O governo petista de Lula começou rodeado de dificuldades várias. Além do que há de real nos
constrangimentos do quadro econômico-financeiro mundial e da
herança "fernandista" de inserção
vulnerável nele, há a própria origem revolucionária do partido e
as expectativas que suscitava.
Na perspectiva dessa dificuldade, é bom lembrar que o Lula do
discurso de 1987 não ganhou a
eleição presidencial, e se ganhasse
provavelmente não governaria
muito tempo.
E cabe festejar o aprendizado
que desemboca na moderação e
no realismo da última campanha
eleitoral e do começo do governo
atual, capazes de neutralizar as
ameaças mais imediatas e dramáticas que cercavam o acesso de
Lula à Presidência.
Reconhecida a necessidade do
realismo, fica, para a avaliação da
atuação dos chamados "radicais"
do PT, a questão dos limites do
realismo e de como combiná-lo
com a fidelidade a princípios e
idéias que ajudou a singularizar o
partido até aqui. Obviamente, não
se trata, para o governo, de quatro
ou cinco meses de encenação para
enganar investidores e depois "fazer a revolução" (da mesma forma que não parece haver razão
para tomar coisas como a oposição à contribuição de inativos como dogma de fé esquerdista). Os
constrangimentos reais de vários
tipos que o governo Lula defronta, incluídos os relativos à democracia como valor verdadeiro, exigem redefinição mais profunda
das idéias e compromissos antes
impensáveis.
Mas há, sim, a necessidade de
que se possa contar com melhor
equilíbrio do que temos tido sempre entre princípios e realismo,
ideologia e pragmatismo.

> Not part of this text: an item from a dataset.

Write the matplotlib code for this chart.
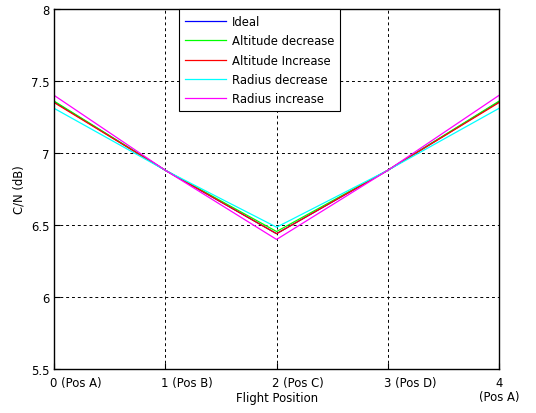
import matplotlib
matplotlib.use("Agg")
import matplotlib.pyplot as plt
import matplotlib.transforms as mtransforms

plt.rcParams['font.family'] = ['DejaVu Sans']

positions = [0, 1, 2, 3, 4]
tick_labels = ["0 (Pos A)", "1 (Pos B)", "2 (Pos C)", "3 (Pos D)", "4\n(Pos A)"]
ideal = [7.355, 6.88, 6.44, 6.88, 7.355]
alt_dec = [7.36, 6.88, 6.455, 6.88, 7.36]
alt_inc = [7.35, 6.88, 6.44, 6.88, 7.35]
rad_dec = [7.31, 6.88, 6.485, 6.88, 7.31]
rad_inc = [7.40, 6.88, 6.40, 6.88, 7.40]

series = [
    ("Ideal", ideal, "#0000ff"),
    ("Altitude decrease", alt_dec, "#00ff00"),
    ("Altitude Increase", alt_inc, "#ff0000"),
    ("Radius decrease", rad_dec, "#00ffff"),
    ("Radius increase", rad_inc, "#ff00ff"),
]

FS = 8.4

fig = plt.figure(figsize=(5.36, 4.14), dpi=100)
ax = fig.add_axes([0.101, 0.106, 0.830, 0.870])

for name, vals, col in series:
    ax.plot(positions, vals, color=col, lw=0.9, label=name)

ax.set_xlim(0, 4)
ax.set_ylim(5.5, 8)
ax.set_yticks([5.5, 6, 6.5, 7, 7.5, 8])
ax.set_yticklabels(["5.5", "6", "6.5", "7", "7.5", "8"])
ax.set_xticks(positions)
ax.set_xticklabels(tick_labels)

ax.tick_params(direction='in', length=4, labelsize=FS, color='black', width=0.8)
ax.tick_params(axis='x', pad=5)
ax.tick_params(axis='y', pad=3)
for i, lab in enumerate(ax.get_xticklabels()):
    if i < 4:
        lab.set_ha('left')
        lab.set_transform(lab.get_transform() +
                          mtransforms.ScaledTranslation(-3/72, 0, fig.dpi_scale_trans))
    else:
        lab.set_ha('center')
        lab.set_multialignment('center')
        lab.set_linespacing(1.1)

ax.grid(True, linestyle=(0, (3, 3)), color='black', lw=0.7)
for s in ax.spines.values():
    s.set_linewidth(1.0)
    s.set_color('black')

ax.set_xlabel("Flight Position", fontsize=FS)
ax.xaxis.set_label_coords(0.5, -0.062)
ax.set_ylabel("C/N (dB)", fontsize=FS, labelpad=4)

leg = ax.legend(loc='upper left', bbox_to_anchor=(0.281, 1.0), fontsize=FS,
                fancybox=False, framealpha=1, edgecolor='black',
                handlelength=3.5, borderpad=0.5, labelspacing=0.55,
                handletextpad=0.55, borderaxespad=0.0)
leg.get_frame().set_linewidth(0.8)

fig.savefig("out.png", dpi=100)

E, se os
"radicais" do partido podem ter
papel positivo a cumprir aqui
(desde que não se transformem
em quinta-coluna, caso em que
não haverá alternativa senão excluí-los), o governo precisa estar
atento à possibilidade de que o
realismo degenere em acomodação preguiçosa ao estilo de Fernando Henrique Cardoso. Como,
aliás, adverte ponderado documento da Fundação Perseu Abramo ("Os caminhos da transição"), um encorajador indício do
empenho de reflexão interna.
FÁBIO WANDERLEY REIS, cientista político, é professor emérito da UFMG e autor de "Mercado e Utopia" (Edusp).